The European Commission (EC) recently ruled Microsoft in violation of competition laws, fined the company a record $613 million and issued a new set of restrictions that would replace innovators with regulators when it comes to deciding how to upgrade products. Ultimately, the EC has put Microsoft on notice that any further attempts to improve its flagship Windows operating system may be illegal.
Unfortunately, this ruling does more harm than good, with widespread repercussions for technology, the competitive marketplace, U.S.-European relations and consumers. The European Commission opted to protect a handful of Microsoft’s competitors to the detriment of everything else. Most importantly, consumers may be especially hard hit by the decision’s deference to regulators’ control over innovation and the addition of new features to products to meet changing consumer demands.
In many ways the European antitrust case is a rehash of the U.S. case, which was settled back in 2001. As a matter of concern for our own system of justice, the European case revolved around American companies who perhaps were unsatisfied with the American courts and sought another bite at the apple. In both cases, competitors have pressed Microsoft to share software code and challenged new functions that have been incorporated into the operating system.
Sanctions from the U.S. case largely address the EC’s concerns, with requirements that Microsoft share and license software code to allow greater interoperability with products from other companies. In addition, Microsoft was required to alter its operating system so certain applications can be hidden and replaced with rival products.
While the U.S. settlement addressed the major concerns raised by the Department of Justice, it also provided Microsoft the ability to innovate and continue to improve its products to meet consumer demand. Consumers continue to benefit from competition in a marketplace where rivals compete through innovation. Ideally, the U.S. settlement should be a model for a global resolution to antitrust challenges to Microsoft.
However, the European Commission’s ruling has allowed the EC to become a de facto court of appeals for parties dissatisfied with antitrust decisions reached in the United States. The ruling ignored an agreement between the United States and the European Union that codifies the age-old diplomatic principle of comity between nations when it comes to enforcing antitrust. Under this principle, the commission should have deferred to the U.S. decision to avoid conflict since the case is largely an American affair.
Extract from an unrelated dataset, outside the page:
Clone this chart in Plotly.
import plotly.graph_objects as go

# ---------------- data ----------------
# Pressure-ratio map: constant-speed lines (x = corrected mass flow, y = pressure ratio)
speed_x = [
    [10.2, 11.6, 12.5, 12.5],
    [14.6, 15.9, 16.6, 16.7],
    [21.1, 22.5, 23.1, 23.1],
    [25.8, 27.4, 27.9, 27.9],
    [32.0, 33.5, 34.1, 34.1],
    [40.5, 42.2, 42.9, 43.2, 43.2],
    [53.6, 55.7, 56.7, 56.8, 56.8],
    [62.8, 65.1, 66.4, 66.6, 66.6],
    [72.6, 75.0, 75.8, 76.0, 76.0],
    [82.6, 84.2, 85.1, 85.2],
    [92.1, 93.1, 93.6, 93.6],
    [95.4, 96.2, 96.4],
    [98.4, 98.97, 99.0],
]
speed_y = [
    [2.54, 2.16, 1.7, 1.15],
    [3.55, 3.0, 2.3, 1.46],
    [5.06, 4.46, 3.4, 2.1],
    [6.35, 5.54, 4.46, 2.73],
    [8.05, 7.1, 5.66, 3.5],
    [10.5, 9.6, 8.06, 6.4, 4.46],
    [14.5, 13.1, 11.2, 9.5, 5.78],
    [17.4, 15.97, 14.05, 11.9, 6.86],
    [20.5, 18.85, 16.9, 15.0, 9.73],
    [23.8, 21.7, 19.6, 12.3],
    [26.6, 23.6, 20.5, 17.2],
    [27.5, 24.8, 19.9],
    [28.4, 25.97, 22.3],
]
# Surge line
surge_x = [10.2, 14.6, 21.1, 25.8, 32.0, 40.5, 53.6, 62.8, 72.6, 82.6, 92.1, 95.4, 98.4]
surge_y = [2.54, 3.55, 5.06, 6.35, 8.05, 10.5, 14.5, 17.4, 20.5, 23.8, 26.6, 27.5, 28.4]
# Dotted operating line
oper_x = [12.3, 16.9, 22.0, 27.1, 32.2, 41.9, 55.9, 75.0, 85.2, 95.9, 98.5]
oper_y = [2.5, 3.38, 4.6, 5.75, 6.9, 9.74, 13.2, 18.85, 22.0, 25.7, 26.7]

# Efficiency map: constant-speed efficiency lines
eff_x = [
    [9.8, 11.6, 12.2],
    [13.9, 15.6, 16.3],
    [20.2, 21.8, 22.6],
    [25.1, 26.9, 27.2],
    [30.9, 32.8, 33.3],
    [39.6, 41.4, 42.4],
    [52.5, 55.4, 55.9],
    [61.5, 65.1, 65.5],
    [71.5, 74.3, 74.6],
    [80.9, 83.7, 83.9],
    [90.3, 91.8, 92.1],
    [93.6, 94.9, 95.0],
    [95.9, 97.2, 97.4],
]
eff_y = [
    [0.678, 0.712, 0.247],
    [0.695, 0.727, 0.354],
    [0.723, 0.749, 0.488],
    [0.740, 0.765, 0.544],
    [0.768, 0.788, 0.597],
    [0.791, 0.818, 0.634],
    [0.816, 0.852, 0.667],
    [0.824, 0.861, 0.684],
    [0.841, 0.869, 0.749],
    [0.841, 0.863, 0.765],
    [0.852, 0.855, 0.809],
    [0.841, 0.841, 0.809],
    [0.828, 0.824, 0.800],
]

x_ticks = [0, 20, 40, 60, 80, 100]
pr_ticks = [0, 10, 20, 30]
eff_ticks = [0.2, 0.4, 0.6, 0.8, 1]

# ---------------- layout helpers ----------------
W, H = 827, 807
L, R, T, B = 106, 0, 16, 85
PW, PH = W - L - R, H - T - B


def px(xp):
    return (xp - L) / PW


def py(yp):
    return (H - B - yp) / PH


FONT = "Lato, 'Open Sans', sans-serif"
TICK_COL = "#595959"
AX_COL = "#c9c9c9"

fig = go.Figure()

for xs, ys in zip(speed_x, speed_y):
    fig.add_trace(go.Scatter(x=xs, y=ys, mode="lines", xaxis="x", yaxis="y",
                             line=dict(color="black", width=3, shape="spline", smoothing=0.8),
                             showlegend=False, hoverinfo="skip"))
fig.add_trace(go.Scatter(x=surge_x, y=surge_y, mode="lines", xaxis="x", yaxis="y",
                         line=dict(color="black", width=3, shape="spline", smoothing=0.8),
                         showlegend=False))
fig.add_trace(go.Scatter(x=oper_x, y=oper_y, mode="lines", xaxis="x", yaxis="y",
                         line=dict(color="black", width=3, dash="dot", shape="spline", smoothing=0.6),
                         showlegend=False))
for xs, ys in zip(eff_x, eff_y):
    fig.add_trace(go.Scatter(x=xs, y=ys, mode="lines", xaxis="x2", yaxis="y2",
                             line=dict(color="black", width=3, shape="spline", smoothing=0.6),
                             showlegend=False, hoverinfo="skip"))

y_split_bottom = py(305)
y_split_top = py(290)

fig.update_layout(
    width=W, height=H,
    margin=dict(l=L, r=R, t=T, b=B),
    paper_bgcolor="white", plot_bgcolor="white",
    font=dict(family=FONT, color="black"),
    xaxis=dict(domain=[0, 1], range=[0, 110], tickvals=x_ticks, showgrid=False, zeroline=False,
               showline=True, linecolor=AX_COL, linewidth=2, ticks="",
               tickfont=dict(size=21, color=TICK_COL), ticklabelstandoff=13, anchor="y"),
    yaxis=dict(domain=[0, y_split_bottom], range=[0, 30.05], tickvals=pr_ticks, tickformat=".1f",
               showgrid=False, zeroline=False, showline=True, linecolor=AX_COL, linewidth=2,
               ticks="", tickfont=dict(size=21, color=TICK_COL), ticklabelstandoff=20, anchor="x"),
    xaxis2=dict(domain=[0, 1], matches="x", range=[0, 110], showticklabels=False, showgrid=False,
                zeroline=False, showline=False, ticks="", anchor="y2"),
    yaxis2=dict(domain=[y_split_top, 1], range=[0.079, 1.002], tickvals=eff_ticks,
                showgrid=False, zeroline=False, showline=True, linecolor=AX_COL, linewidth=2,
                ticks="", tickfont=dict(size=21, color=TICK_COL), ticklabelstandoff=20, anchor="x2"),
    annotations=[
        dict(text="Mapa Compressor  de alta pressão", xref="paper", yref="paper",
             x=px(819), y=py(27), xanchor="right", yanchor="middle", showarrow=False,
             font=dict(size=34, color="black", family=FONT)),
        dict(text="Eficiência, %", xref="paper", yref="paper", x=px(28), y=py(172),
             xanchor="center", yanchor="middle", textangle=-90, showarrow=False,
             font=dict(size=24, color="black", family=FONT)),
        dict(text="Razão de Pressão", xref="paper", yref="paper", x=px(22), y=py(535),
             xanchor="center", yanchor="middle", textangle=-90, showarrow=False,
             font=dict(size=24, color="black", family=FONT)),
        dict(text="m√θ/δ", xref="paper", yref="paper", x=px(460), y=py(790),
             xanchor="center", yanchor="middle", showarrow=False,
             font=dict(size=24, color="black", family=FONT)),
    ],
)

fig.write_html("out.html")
Instead of accepting a ruling that would undermine the U.S. settlement and impinge on the company’s fundamental ability to operate, Microsoft appealed the commission ruling to Europe’s Court of First Instance in Luxembourg. Microsoft’s odds on appeal are good, as the Court of First Instance has struck down several other recent rulings from the European Commission. The appeal also serves notice that competition belongs in the marketplace rather than the bureaucracy, and Microsoft will stand against efforts to use governments rather than markets to gain market share. Unfortunately, the appeals process could take another four or five years, leaving technology markets uncertain and consumers in a lurch.
Contradictory antitrust rulings are creating roadblocks to innovation and competition. The United States and Europe need to find common ground on antitrust. Otherwise, the trend will continue, with more U.S.-based companies facing regulatory barriers in Europe and U.S. antitrust rulings effectively being re-written by EU regulators. This system establishes an unacceptable dynamic whereby mercenary companies can turn to the political arena rather than the marketplace to gain market share — all at the expense of consumers.
C. Boyden Gray is the former White House counsel and currently co-chairman of Citizens for a Sound Economy.